SET EXERCISE
Using the entries that follow, collect the lines where the word "this" appears.

-- START PROVIDED ENTRIES --

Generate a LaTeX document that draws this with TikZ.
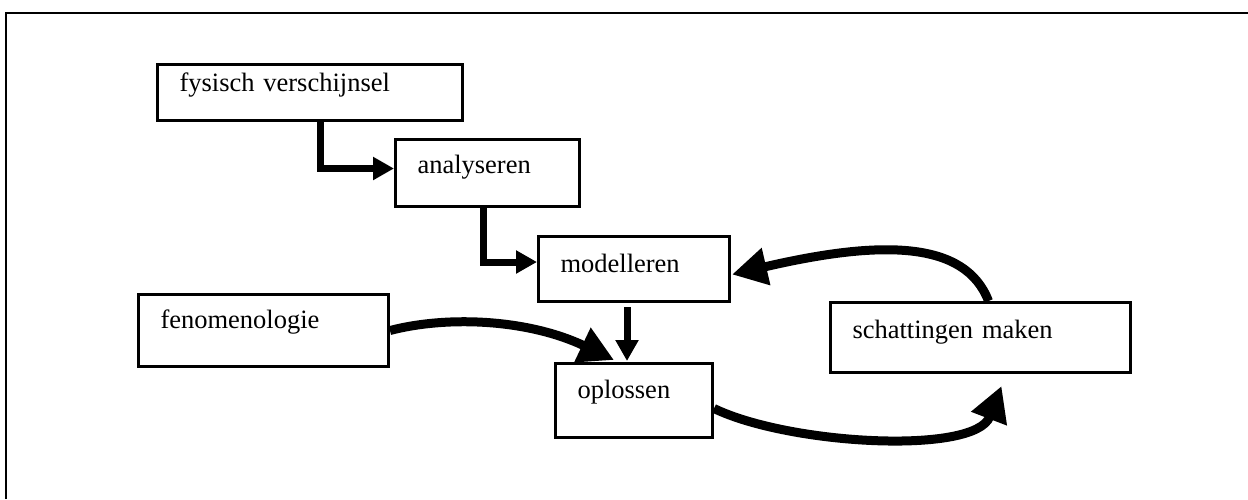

-- END PROVIDED ENTRIES --
-- START PROVIDED ENTRIES --

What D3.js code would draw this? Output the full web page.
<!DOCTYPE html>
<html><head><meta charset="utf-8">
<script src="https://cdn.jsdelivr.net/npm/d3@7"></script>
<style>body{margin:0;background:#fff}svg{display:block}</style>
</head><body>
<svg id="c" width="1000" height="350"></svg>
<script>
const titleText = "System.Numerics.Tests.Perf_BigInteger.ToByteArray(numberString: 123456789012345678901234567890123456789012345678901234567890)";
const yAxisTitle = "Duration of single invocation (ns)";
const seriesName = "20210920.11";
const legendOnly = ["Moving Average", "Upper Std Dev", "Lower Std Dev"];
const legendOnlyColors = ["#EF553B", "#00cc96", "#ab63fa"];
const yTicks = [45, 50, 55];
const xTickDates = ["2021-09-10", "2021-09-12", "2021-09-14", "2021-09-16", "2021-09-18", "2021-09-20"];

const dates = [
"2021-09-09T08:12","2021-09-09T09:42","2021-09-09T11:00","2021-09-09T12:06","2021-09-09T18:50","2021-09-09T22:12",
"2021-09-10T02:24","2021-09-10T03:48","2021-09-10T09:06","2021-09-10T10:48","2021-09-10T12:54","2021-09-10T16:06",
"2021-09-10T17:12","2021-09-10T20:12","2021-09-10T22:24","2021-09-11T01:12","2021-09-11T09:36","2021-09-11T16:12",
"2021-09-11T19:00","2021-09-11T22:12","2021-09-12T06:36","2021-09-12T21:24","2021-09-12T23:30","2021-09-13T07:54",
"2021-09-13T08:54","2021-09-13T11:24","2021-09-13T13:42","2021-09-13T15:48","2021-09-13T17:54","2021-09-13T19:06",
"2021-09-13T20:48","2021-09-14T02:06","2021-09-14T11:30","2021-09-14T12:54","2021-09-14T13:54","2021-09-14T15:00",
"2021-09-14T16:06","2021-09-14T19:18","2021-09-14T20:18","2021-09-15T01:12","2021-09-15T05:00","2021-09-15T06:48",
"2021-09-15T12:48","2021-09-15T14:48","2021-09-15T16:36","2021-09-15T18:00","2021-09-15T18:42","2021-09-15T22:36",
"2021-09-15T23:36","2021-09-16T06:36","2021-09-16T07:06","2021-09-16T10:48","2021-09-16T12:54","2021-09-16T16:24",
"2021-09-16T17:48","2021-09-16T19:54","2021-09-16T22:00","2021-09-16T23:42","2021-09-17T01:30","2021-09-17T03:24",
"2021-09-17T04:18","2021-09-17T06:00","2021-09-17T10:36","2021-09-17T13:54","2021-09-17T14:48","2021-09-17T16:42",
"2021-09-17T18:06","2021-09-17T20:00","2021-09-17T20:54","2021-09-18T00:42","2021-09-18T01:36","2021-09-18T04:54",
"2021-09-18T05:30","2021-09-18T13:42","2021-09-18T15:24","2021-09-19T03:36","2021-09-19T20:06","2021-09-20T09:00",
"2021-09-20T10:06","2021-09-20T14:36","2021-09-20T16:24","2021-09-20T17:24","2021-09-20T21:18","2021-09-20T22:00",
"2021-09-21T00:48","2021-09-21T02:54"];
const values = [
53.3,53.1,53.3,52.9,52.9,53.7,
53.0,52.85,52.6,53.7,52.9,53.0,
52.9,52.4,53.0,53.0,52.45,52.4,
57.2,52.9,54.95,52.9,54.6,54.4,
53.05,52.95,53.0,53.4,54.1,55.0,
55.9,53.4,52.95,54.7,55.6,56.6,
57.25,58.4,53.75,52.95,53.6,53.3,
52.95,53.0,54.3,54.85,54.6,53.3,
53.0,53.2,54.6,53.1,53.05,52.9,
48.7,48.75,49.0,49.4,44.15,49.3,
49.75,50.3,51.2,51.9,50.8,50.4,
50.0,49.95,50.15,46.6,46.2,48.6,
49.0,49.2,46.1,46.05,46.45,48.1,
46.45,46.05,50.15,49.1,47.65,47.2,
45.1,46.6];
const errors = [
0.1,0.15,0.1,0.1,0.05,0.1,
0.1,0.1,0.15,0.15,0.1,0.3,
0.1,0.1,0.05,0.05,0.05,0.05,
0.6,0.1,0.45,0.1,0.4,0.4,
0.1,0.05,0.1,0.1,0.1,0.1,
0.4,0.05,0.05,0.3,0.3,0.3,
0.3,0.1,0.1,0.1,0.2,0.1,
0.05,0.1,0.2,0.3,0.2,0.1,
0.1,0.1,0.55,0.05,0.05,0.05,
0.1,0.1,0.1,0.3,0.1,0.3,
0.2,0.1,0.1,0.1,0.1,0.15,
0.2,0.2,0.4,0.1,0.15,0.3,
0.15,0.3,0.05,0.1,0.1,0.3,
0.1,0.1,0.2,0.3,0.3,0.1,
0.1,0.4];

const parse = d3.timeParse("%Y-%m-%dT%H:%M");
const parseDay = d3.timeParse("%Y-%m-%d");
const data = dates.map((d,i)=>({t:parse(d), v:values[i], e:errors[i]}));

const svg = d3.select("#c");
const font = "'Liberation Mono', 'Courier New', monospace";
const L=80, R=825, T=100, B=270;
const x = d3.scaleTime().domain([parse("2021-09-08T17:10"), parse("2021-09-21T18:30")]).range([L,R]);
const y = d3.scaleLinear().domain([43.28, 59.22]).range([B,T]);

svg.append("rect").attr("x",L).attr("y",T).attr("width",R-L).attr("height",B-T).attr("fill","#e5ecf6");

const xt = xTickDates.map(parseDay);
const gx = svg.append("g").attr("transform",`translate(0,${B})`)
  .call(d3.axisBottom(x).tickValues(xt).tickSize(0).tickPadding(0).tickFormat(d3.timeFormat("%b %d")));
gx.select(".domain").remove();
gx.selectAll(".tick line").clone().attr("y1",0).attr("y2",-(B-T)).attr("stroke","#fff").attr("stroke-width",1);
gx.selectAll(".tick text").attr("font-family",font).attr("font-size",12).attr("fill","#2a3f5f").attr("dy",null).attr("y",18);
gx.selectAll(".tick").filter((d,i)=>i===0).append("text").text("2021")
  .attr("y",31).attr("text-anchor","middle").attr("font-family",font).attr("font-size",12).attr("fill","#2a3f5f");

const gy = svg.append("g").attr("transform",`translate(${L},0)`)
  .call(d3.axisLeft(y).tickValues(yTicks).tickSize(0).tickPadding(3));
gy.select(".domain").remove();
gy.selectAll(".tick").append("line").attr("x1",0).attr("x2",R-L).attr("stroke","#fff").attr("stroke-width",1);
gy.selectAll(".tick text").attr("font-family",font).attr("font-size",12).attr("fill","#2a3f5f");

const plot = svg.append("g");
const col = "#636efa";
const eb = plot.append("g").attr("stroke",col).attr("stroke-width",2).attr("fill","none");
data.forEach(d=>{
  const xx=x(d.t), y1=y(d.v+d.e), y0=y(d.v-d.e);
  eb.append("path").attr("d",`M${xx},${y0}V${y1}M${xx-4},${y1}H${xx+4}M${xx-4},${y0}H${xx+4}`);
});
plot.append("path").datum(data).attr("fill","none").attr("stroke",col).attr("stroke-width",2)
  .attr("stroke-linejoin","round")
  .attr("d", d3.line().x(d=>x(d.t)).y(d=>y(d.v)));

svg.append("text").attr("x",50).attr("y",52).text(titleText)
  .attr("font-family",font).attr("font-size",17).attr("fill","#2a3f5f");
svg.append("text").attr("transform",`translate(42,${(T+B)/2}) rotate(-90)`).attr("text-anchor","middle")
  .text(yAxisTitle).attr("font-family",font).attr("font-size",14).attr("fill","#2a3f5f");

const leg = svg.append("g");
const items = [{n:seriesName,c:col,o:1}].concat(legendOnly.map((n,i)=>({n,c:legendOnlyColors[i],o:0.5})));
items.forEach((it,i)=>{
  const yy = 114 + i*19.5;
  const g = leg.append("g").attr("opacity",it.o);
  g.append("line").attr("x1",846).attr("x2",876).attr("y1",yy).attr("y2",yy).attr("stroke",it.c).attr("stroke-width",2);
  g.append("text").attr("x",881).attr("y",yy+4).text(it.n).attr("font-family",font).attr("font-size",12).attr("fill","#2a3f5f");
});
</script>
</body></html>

-- END PROVIDED ENTRIES --

COMPLETED TASK
Generate a LaTeX document that draws this with TikZ.
What D3.js code would draw this? Output the full web page.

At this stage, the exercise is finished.